Letters from and to Walter Nisbet from a variety of correspondents

Scope and Content

(i) Letter from Richard Coker, Nevis, 15 July 1765

(ii) Letter from Ellis Yonge to Nisbet, 5 August 1766. Refers to accusations against father and son, to the son's vindication (which is not preserved) and to the proprietors' resolutions to trust him as manager. Directions about the Nevis estate

(iii) Letter from Nisbet regarding "appraisement" of Lady Stapleton's estate at Nevis - buildings, negroes, stock; also concerning the supply of mules, 1766-1767

(iv) Copy letter from Nisbet, James Street, London to Lady Stapleton, 5 October 1772. Serious reflections upon John Nelson's attention to duty, more especially to his neglect of Nevis.

(v) Letters (27) from Nisbet (Walter and James) to Mrs Stapleton and Ellis Yonge, 1783-1791. Nisbet writes of the dishonest management of the estates by Robinson and Hutton and praises Daniell before being severaly critical of him and his expenditure.

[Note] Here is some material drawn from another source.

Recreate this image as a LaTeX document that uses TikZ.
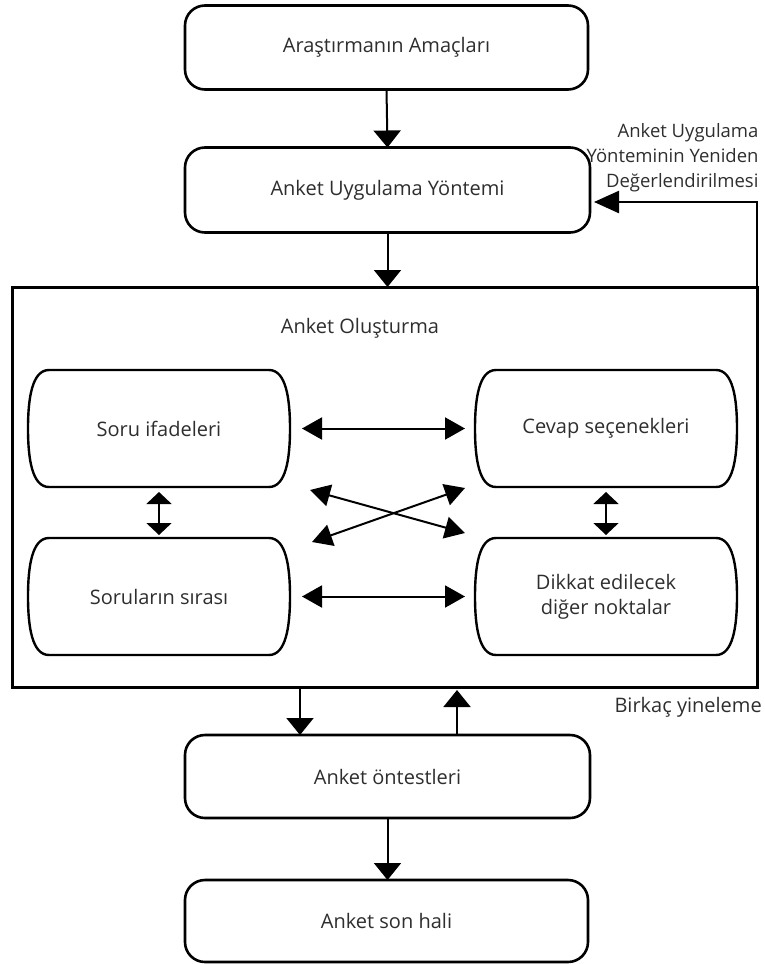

Occasionally, there are illuminating references to the state of trade - the import of smuggled French sugar, the French occupation of Nevis and St. Kitts which came to an end on 6 January 1784. Between 1785 and 1791, Nisbet wants to rise higher than a mere planter and becomes a collector with the West Indian customs. Also, expresses an interest to become a Lieutenant-Governor. On 23 May 1788 he describes at some length the devastation done by the borer - its causes, its propogation and incidence; its boding complete disaster to the sugar plantations. Then come his own experiments in growing cotton and his further plant o keeping his best lands in rattoon canes and grow cotton in the poorer. He waxes indignant over the misrepresentations of slavery and declares the lower classes of Nevis are as happily situated as the lower class of poeple in England and infinitely superior to the same class in Scotland, Ireland or Wales. He confesses to a desire to see the African trade properly regulated but shudders at the idea of total abolition. In May 1788 he is bent on leaving Nevis in order to give a change of climate to his surviving child, he having already lost two on the island.

Administrative / Biographical History

Walter Nisbet was the son of Walter Nisbet who managed the Nevis estate from 1745 to 1752. The elder Nisbet died before 15 July 1765, for on that date a letter was indited at Nevis by a Richard Coker, tenant of a neighbouring estate, who made very serious accusations against the Nisbet management. Coker's opinion of the younger Nisbet is equally unflattering : unsteady, umpetuous, insolent to men older than himself, of doubtful morals - had he not spirited away a young slave from Coker's estate ? We are told also that the young man was hardly of age and had lately returned to Nevis from a country school in Scotland. It must be added that Coker was himself an applicant for the managership in succession to the older Nisbet - so these indictments must be taken with a good grain of salt.